§ **Exercise input**:
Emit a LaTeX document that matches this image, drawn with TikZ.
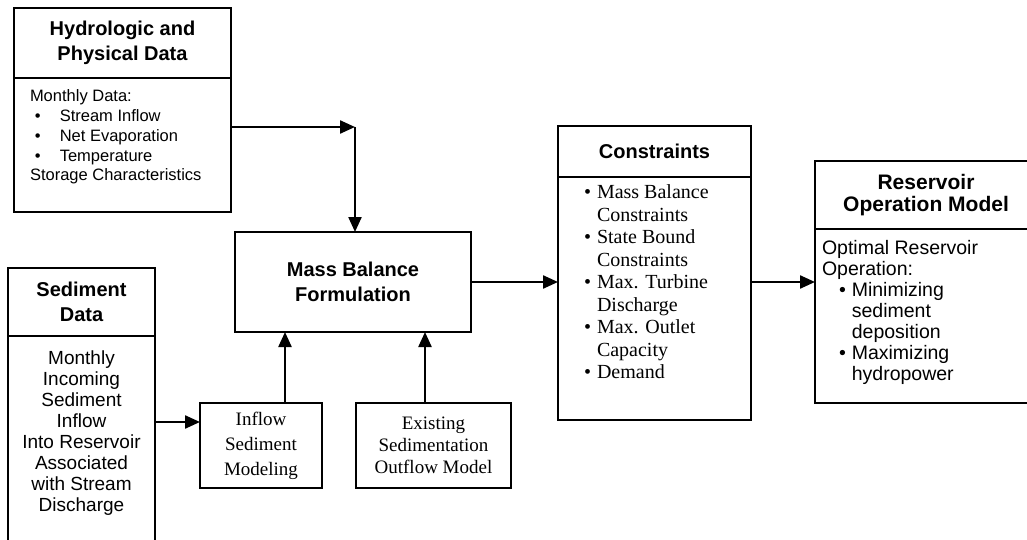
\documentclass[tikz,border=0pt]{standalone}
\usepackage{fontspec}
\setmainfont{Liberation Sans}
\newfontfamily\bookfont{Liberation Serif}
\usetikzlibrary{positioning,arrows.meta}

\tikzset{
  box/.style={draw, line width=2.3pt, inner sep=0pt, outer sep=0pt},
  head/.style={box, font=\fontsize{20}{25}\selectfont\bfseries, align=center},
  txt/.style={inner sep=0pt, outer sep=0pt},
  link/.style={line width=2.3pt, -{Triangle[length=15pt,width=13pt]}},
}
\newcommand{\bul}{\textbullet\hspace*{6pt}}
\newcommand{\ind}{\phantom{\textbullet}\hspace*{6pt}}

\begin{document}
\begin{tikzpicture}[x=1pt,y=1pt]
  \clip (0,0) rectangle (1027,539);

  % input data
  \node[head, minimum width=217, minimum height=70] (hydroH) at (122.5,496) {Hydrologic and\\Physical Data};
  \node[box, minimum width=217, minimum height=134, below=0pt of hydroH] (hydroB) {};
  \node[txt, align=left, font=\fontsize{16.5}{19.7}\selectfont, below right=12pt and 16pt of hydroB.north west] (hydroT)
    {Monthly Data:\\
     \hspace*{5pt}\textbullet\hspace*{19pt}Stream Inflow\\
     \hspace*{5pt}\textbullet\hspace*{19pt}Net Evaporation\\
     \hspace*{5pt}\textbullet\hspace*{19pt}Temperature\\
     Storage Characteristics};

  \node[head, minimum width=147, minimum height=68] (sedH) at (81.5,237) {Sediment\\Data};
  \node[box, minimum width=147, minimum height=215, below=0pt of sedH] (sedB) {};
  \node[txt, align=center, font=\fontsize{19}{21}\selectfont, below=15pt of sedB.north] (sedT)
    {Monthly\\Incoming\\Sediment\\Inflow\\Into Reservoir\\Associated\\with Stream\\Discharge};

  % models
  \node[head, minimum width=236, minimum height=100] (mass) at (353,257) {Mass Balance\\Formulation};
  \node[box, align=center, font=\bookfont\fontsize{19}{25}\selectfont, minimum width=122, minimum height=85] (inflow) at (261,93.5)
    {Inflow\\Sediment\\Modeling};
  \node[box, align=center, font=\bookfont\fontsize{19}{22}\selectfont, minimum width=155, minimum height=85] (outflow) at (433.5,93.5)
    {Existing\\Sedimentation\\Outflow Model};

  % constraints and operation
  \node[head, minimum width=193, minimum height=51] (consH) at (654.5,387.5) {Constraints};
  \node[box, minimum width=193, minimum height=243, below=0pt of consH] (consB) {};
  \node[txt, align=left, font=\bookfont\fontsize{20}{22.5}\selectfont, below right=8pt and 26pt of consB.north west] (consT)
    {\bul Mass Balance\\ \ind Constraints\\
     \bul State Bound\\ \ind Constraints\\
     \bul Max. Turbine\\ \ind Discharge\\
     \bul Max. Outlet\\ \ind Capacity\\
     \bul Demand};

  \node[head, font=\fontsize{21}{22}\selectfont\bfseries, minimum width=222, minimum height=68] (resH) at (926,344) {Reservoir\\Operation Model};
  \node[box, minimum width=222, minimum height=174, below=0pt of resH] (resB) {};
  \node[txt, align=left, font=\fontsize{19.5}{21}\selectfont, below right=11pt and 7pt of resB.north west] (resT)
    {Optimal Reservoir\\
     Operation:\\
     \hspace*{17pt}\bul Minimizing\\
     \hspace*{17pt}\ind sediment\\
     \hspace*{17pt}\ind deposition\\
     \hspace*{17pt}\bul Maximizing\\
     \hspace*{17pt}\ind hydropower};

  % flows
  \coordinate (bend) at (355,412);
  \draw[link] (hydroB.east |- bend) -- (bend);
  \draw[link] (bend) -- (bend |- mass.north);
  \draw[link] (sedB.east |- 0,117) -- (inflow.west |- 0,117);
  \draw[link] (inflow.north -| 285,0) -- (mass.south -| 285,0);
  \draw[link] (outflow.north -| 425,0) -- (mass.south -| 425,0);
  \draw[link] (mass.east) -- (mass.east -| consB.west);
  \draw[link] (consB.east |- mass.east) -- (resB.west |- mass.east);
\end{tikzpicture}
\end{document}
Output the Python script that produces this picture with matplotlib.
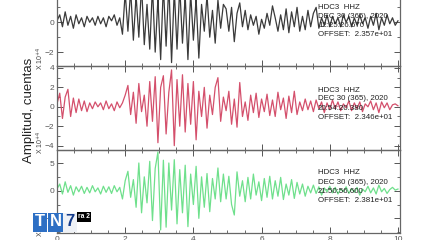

§ **Work required**:
Search the data above for the string "with" and copy each line that has it.

§ **Response**:
Emit a LaTeX document that matches this image, drawn with TikZ.
    {Monthly\\Incoming\\Sediment\\Inflow\\Into Reservoir\\Associated\\with Stream\\Discharge};
Output the Python script that produces this picture with matplotlib.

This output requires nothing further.